Unlocking the potential of neural networks in resource and data constrained environments
Ramesh Raskar, PhD
Associate Professor of Media Arts and Sciences MIT
Dan Raviv, PhD
School of Electrical Engineering, Faculty of EngineeringTel-Aviv University, Israel
David Cox, PhD
Assistant Professor of Molecular & Cellular Biology & Computer ScienceCenter for Brain Science, Harvard University
Data driven methods based on deep neural networks (DNNs) have ushered in a new era in the field of machine learning computer vision. Conventional algorithmic approaches are being replaced by end-to-end deep learning systems that can leverage big data. Deep learning has begun revolutionizing human centric fields such as health-care and finance, finding its way into automated screening and diagnoses. At present, developing and training artificial neural network architectures requires both human expertise and labor, requiring millions of labeled data-points to train and hours of engineering effort to develop best performing architectures.
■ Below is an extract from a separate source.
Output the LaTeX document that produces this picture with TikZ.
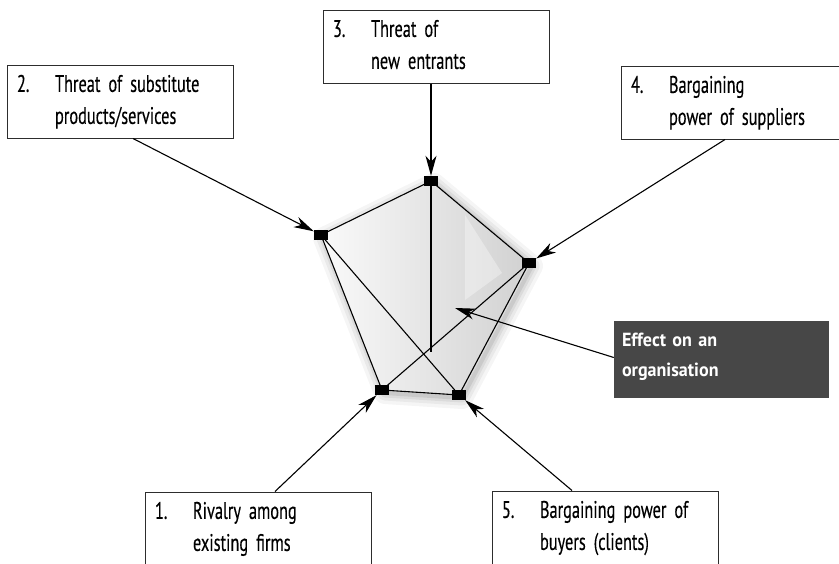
\documentclass[tikz,border=0pt]{standalone}
\usepackage{fontspec}
\setmainfont{PT Sans}[UprightFeatures={FakeStretch=0.68,FakeBold=0.3},
  BoldFeatures={FakeStretch=0.95},WordSpace=0.75]
\usetikzlibrary{arrows.meta,backgrounds}

\definecolor{forcedark}{RGB}{71,71,71}
\definecolor{forceline}{RGB}{45,45,45}

\newcommand{\forcetext}[3]{\begin{tabular}{@{}p{38pt}@{}l@{}}#1&#2\\&#3\end{tabular}}

\tikzset{
  forcebox/.style={draw=forceline,line width=1pt,minimum width=226pt,
    minimum height=73pt,text width=206pt,inner xsep=10pt,inner ysep=0pt,
    align=left,font=\fontsize{24}{32}\selectfont},
  effectbox/.style={fill=forcedark,text=white,minimum width=215pt,
    minimum height=77pt,text width=199pt,inner xsep=8pt,inner ysep=0pt,
    align=left,font=\bfseries\fontsize{19}{30}\selectfont},
  corner/.style={fill=black,minimum width=14pt,minimum height=10pt,inner sep=0pt},
  edge/.style={line width=1.1pt,line join=round},
  pull/.style={-{Stealth[length=20pt,width=11pt,inset=6pt]},line width=1.1pt},
}

\begin{document}
\begin{tikzpicture}[x=1pt,y=-1pt]
  \useasboundingbox (0,0) rectangle (839,563);
  \clip (0,0) rectangle (839,563);
  % the five forces
  \node[forcebox] (substitutes) at (120,101.5)
    {\forcetext{2.}{Threat of substitute}{products/services}};
  \node[forcebox] (entrants) at (436,46.5)
    {\forcetext{3.}{Threat of}{new entrants}};
  \node[forcebox] (suppliers) at (734,102.5)
    {\forcetext{4.}{Bargaining}{power of suppliers}};
  \node[forcebox] (rivalry) at (258,528.5)
    {\forcetext{1.}{Rivalry among}{existing firms}};
  \node[forcebox] (buyers) at (605,527.5)
    {\forcetext{5.}{Bargaining power of}{buyers (clients)}};
  \node[effectbox] (effect) at (721.5,359.5)
    {\begin{tabular}{@{}l@{}}Effect on an\\organisation\rule[-18pt]{0pt}{18pt}\end{tabular}};
  % corners of the pentagon
  \node[corner] (k1) at (382,390) {};
  \node[corner] (k2) at (321,235) {};
  \node[corner] (k3) at (431,181) {};
  \node[corner] (k4) at (529,263) {};
  \node[corner] (k5) at (459,395) {};
  \coordinate (mid) at (431,352);
  \coordinate (hit) at (455,308);
  % body of the pentagon
  \begin{pgfonlayer}{background}
    \begin{scope}[transform canvas={shift={(3pt,-3pt)}}]
      \foreach \w/\o in {22/.04,15/.05,9/.06,4/.08}
        \draw[black,opacity=\o,line width=\w pt,line join=round]
          (k3.center) -- (k4.center) -- (k5.center) -- (k1.center) -- (k2.center) -- cycle;
    \end{scope}
    \shade[left color=gray!4,right color=gray!36]
      (k3.center) -- (k4.center) -- (k5.center) -- (k1.center) -- (k2.center) -- cycle;
    \fill[white,opacity=.35] (465,215) -- (465,300) -- (502,273) -- cycle;
  \end{pgfonlayer}
  \draw[edge] (k3.center) -- (k4.center) -- (k5.center) -- (k1.center) -- (k2.center) -- cycle;
  \draw[edge] (k2.center) -- (k5.center);
  \draw[edge] (k4.center) -- (k1.center);
  \draw[edge] (k3.center) -- (mid);
  % forces acting on the corners
  \draw[pull] ([xshift=13pt]substitutes.south) -- (k2);
  \draw[pull] ([xshift=-5pt]entrants.south) -- (k3);
  \draw[pull] ([xshift=-9pt]suppliers.south) -- (k4);
  \draw[pull] ([xshift=17pt]rivalry.north) -- (k1);
  \draw[pull] ([xshift=-33pt]buyers.north) -- (k5);
  \draw[pull] ([yshift=2pt]effect.west) -- (hit);
\end{tikzpicture}
\end{document}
In this dissertation, my goal is to make deep learning more accessible by developing algorithms for low shot learning (learning from a few examples). This work includes new semi-supervised approaches to learn from unlabeled datasets with only a fraction of labeled examples, deep learning methods to learn from generated data using simulation based techniques, and learning to optimize neural networks for smaller data sets. Specifically, this dissertation focuses on two proposed directions which will contribute towards both technical and conceptual advances in literature.
1.) How can we use invariant-based approaches when training from small datasets ?
2.) How to enable training from multiple data sources carrying very small amounts of data ?
3.) How to use meta-modeling approach to automatically generate high-performing DNNs ?
To address these questions, this dissertation describes machine learning algorithms as follows (a) an action recognition autoencoder which learns over very small datasets; (b) an algorithm to train deep neural networks over multiple entities carrying small amounts of data; (c) a meta-modeling approach to automatically generate high-performing architectures for small datasets. We also provide following new datasets, made publicly available to researchers through interactive online resources: (i) a dataset for facial video clips containing 250 million face images annotated for facial landmark locations and (ii) a dataset of neural network topologies used for predicting accuracy of a topology before training.